Choosing Apple is a lot like being in an abusive relationship; you can't leave because the switching cost are quite high, so you tolerate a lot more abuse than you would be willing to otherwise.
And this is the reason people try to not rely on Apple software too much; if you do, they truly have you by the balls.
longfacehorrace|16 days ago
Sounds like Apple management enabled a quality assurance failure that is fostering so many distractions for users it's turning people against Apple.
Tim Cook handing his replacement a dumpster fire.
tadfisher|16 days ago
It's kind of a paradox, but in many cases you need to actually discard touch inputs until your UI state has transitioned as a result of previous inputs. This gets extremely nuanced and it's hard to write straightforward rules about when you should and shouldn't do this. Some situations I can think of:
- Navigation: User taps a button that pushes a screen on your nav stack. You need to discard or prevent inputs while the transition animation is happening, otherwise you can push multiple copies of that screen.
- Async tasks: User taps a button that kicks off an HTTP request or similar, and you need to wait on the result before doing something else like navigation or entering some other state. Absolutely you will need to prevent inputs that would submit that request twice. You will also need some idempotency in your API design to handle failure/retries. A fun example from the 1990s is the "are you sure you want to make this POST request again" dialog that Web browsers still show by default.
- Typing: You should never discard keystrokes that insert/delete characters while a text input field is focused, but you may have to handle a state like the above if "Enter" (or whatever "done" button is displayed in the case of a software keyboard) does something like submit a form or do navigation.

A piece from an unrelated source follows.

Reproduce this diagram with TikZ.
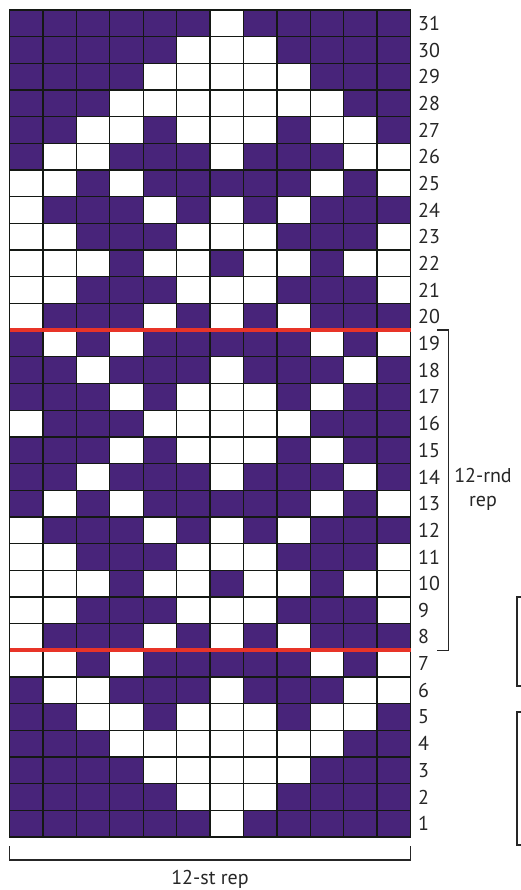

Essentially we're all still riding on stuff that the original Mac OS codified in the 1980s (and some of it was stolen from Xerox, yes), so the actual interaction model of UIs is a mess of modal state that we hardly ever actually want to fully realize in code. UI is a hard problem!
ninth_ant|16 days ago
So it’s not like some longstanding industry-wide UI issues they’ve ignored forever, it’s that Apple has introduced new tradeoffs or lowered their quality standards to the point that some users feel their experience has worsened.